I am trying to use XML Sitemap with domain access. My site has 58 virtual subdomains. It appears that the sitemap generates the way I need it to. It generates all the entries at maindomain.com
However, when Google attempts to crawl the urls, it returns errors saying that the url subdomain.maindomain.com/nodename is not allowed for this sitemap location. All of the content I have indexed is set with permission to be viewed either on its subdomain or the main domain. So somehow the url that google is seeing is on a subdomain, hence the error. If you could provide any insight into how to manage this so that Google does not see the subdomains or attempt to crawl the subdomains, I would really appreciate it. I have scoured Google looking for answers and it is not a heavily addressed subject. I think that ideally I would like to block access to any subdomains through robots.txt and have google crawl my nodes on my main domain and index them on the main domain as well.
Thanks
Comments
Comment #1
avpadernoIf you don't have it installed, you can try RobotsTxt, which is thought to be used in cases like yours. Using it, XML Sitemap will add a line in the robots.txt that has the purpose to declare which is the authored sitemap for a web site.
Comment #2
1959mvp commentedI Looked into the module RobotsTXT, but I am using DOMAIN ACCESS, not MULTI-SITE. There is a major difference. Domain Access serves content to subdomains based on permissions using Wildcard DNS. Therefore the subdomains are virtual. It seems that XML Sitemap is correctly building the sitemap using the base domain to build all the URL's but the crawler is somehow able to crawl the subdomain and return an error "url not allowed for a sitemap at htis location". I need to figure out how to block the crawlers from accessing content on the subdomains.
Thanks,
Comment #3
avpadernoI think there isn't an answer for such particular situation.

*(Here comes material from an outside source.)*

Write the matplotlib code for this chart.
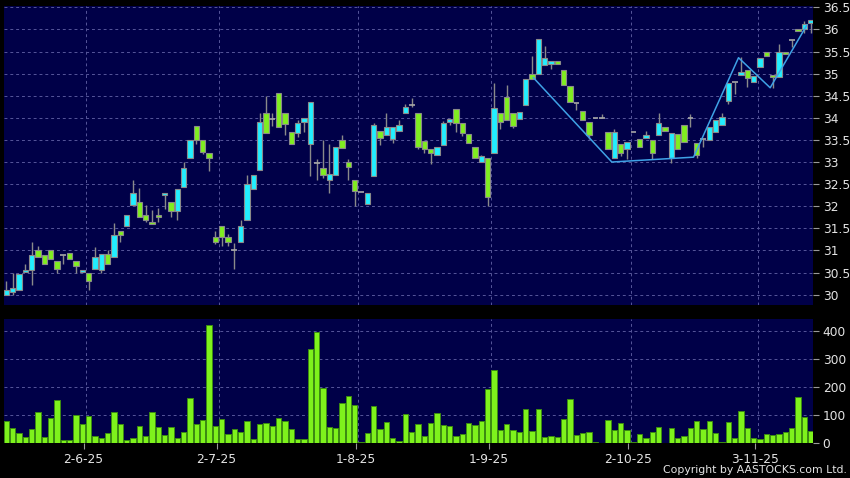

I am going to close the support request.
Comment #4
Anonymous (not verified) commentedThis isn't a function of this project. You'll probably need to modify the .htaccess rules or the httpd conf rules. You may need different IP addresses for each v. domain. I'm not all that proficient with the v.d. process but based on what Google Webmaster states a different IP address may help.
Comment #6
szy commentedSo, is there a working solution for 6th Drupal?
Now I can see, that:
- node urls in a sitemap do not contain a proper domain,
only the base one,
- a single node shows up on every domain's sitemap,
regardless its DA settings,
- I can't find db_rewrite_sql in code of XML-S. module.
I remember, that there was a patch to 5th Drupal, but
I can't find any solution working properly on D6.
Is there any? Don't you use sitemaps in your D6?
Szy.
Comment #7
Anonymous (not verified) commentedOpen a new support request.